- **COLLECTED DATA**
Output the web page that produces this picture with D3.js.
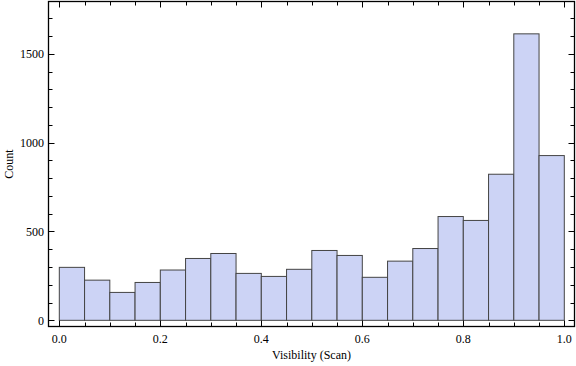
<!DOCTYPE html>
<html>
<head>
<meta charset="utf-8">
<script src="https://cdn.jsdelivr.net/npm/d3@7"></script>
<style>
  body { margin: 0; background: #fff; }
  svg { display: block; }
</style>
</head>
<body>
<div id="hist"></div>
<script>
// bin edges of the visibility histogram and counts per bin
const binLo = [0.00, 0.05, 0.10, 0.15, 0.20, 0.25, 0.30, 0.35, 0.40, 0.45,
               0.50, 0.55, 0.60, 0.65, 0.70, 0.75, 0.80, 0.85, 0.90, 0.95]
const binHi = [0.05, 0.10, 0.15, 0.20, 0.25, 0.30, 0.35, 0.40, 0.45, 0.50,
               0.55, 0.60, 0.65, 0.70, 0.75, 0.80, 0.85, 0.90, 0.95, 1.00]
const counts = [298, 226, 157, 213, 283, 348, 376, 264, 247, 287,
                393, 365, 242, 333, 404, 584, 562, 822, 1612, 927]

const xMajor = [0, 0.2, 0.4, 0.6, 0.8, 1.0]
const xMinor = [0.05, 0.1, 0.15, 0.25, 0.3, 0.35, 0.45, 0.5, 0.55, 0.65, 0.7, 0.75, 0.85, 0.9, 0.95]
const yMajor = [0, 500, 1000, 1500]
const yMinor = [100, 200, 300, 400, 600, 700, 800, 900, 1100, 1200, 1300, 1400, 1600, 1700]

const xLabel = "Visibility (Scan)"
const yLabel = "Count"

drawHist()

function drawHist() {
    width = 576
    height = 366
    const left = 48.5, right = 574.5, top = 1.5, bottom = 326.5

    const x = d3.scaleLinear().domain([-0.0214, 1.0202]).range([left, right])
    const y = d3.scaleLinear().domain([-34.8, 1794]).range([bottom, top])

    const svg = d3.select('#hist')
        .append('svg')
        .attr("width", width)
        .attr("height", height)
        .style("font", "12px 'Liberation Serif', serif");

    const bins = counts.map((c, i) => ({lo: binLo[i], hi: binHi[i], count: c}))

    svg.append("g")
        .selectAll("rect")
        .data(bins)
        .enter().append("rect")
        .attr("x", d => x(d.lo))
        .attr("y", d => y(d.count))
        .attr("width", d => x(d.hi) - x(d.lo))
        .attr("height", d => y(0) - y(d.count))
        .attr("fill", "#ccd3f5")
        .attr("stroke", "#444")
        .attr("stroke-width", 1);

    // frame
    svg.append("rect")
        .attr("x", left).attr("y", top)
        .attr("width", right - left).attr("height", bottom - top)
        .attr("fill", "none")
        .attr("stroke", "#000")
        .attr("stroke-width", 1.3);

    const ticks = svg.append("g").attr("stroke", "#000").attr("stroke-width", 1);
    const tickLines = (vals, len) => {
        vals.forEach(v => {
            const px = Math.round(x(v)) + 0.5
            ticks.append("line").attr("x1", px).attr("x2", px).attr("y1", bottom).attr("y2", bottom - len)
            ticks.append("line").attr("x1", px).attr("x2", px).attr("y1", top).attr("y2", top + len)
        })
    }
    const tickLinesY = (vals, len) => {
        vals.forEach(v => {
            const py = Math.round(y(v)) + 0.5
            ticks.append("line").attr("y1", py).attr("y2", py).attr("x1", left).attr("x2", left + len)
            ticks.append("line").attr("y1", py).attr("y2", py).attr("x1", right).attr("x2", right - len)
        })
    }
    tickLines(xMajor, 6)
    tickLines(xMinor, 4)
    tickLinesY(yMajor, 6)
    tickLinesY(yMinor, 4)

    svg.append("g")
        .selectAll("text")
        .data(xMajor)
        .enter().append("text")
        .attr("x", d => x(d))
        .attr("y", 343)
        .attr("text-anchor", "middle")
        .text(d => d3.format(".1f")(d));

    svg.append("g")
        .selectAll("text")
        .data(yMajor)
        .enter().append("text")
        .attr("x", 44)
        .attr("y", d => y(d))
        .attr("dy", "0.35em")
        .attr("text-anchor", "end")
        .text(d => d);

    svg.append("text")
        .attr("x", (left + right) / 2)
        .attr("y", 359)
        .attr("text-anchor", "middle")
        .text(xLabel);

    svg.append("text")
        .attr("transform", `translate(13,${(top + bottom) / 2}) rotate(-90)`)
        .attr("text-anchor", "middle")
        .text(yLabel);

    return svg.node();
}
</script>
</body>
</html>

- **EXERCISE DESCRIPTION**
Reproduce the whole listing above word for word, but not its pictures.

- **ANSWER TO THIS TASK**
Output the web page that produces this picture with D3.js.
<!DOCTYPE html>
<html>
<head>
<meta charset="utf-8">
<script src="https://cdn.jsdelivr.net/npm/d3@7"></script>
<style>
  body { margin: 0; background: #fff; }
  svg { display: block; }
</style>
</head>
<body>
<div id="hist"></div>
<script>
// bin edges of the visibility histogram and counts per bin
const binLo = [0.00, 0.05, 0.10, 0.15, 0.20, 0.25, 0.30, 0.35, 0.40, 0.45,
               0.50, 0.55, 0.60, 0.65, 0.70, 0.75, 0.80, 0.85, 0.90, 0.95]
const binHi = [0.05, 0.10, 0.15, 0.20, 0.25, 0.30, 0.35, 0.40, 0.45, 0.50,
               0.55, 0.60, 0.65, 0.70, 0.75, 0.80, 0.85, 0.90, 0.95, 1.00]
const counts = [298, 226, 157, 213, 283, 348, 376, 264, 247, 287,
                393, 365, 242, 333, 404, 584, 562, 822, 1612, 927]

const xMajor = [0, 0.2, 0.4, 0.6, 0.8, 1.0]
const xMinor = [0.05, 0.1, 0.15, 0.25, 0.3, 0.35, 0.45, 0.5, 0.55, 0.65, 0.7, 0.75, 0.85, 0.9, 0.95]
const yMajor = [0, 500, 1000, 1500]
const yMinor = [100, 200, 300, 400, 600, 700, 800, 900, 1100, 1200, 1300, 1400, 1600, 1700]

const xLabel = "Visibility (Scan)"
const yLabel = "Count"

drawHist()

function drawHist() {
    width = 576
    height = 366
    const left = 48.5, right = 574.5, top = 1.5, bottom = 326.5

    const x = d3.scaleLinear().domain([-0.0214, 1.0202]).range([left, right])
    const y = d3.scaleLinear().domain([-34.8, 1794]).range([bottom, top])

    const svg = d3.select('#hist')
        .append('svg')
        .attr("width", width)
        .attr("height", height)
        .style("font", "12px 'Liberation Serif', serif");

    const bins = counts.map((c, i) => ({lo: binLo[i], hi: binHi[i], count: c}))

    svg.append("g")
        .selectAll("rect")
        .data(bins)
        .enter().append("rect")
        .attr("x", d => x(d.lo))
        .attr("y", d => y(d.count))
        .attr("width", d => x(d.hi) - x(d.lo))
        .attr("height", d => y(0) - y(d.count))
        .attr("fill", "#ccd3f5")
        .attr("stroke", "#444")
        .attr("stroke-width", 1);

    // frame
    svg.append("rect")
        .attr("x", left).attr("y", top)
        .attr("width", right - left).attr("height", bottom - top)
        .attr("fill", "none")
        .attr("stroke", "#000")
        .attr("stroke-width", 1.3);

    const ticks = svg.append("g").attr("stroke", "#000").attr("stroke-width", 1);
    const tickLines = (vals, len) => {
        vals.forEach(v => {
            const px = Math.round(x(v)) + 0.5
            ticks.append("line").attr("x1", px).attr("x2", px).attr("y1", bottom).attr("y2", bottom - len)
            ticks.append("line").attr("x1", px).attr("x2", px).attr("y1", top).attr("y2", top + len)
        })
    }
    const tickLinesY = (vals, len) => {
        vals.forEach(v => {
            const py = Math.round(y(v)) + 0.5
            ticks.append("line").attr("y1", py).attr("y2", py).attr("x1", left).attr("x2", left + len)
            ticks.append("line").attr("y1", py).attr("y2", py).attr("x1", right).attr("x2", right - len)
        })
    }
    tickLines(xMajor, 6)
    tickLines(xMinor, 4)
    tickLinesY(yMajor, 6)
    tickLinesY(yMinor, 4)

    svg.append("g")
        .selectAll("text")
        .data(xMajor)
        .enter().append("text")
        .attr("x", d => x(d))
        .attr("y", 343)
        .attr("text-anchor", "middle")
        .text(d => d3.format(".1f")(d));

    svg.append("g")
        .selectAll("text")
        .data(yMajor)
        .enter().append("text")
        .attr("x", 44)
        .attr("y", d => y(d))
        .attr("dy", "0.35em")
        .attr("text-anchor", "end")
        .text(d => d);

    svg.append("text")
        .attr("x", (left + right) / 2)
        .attr("y", 359)
        .attr("text-anchor", "middle")
        .text(xLabel);

    svg.append("text")
        .attr("transform", `translate(13,${(top + bottom) / 2}) rotate(-90)`)
        .attr("text-anchor", "middle")
        .text(yLabel);

    return svg.node();
}
</script>
</body>
</html>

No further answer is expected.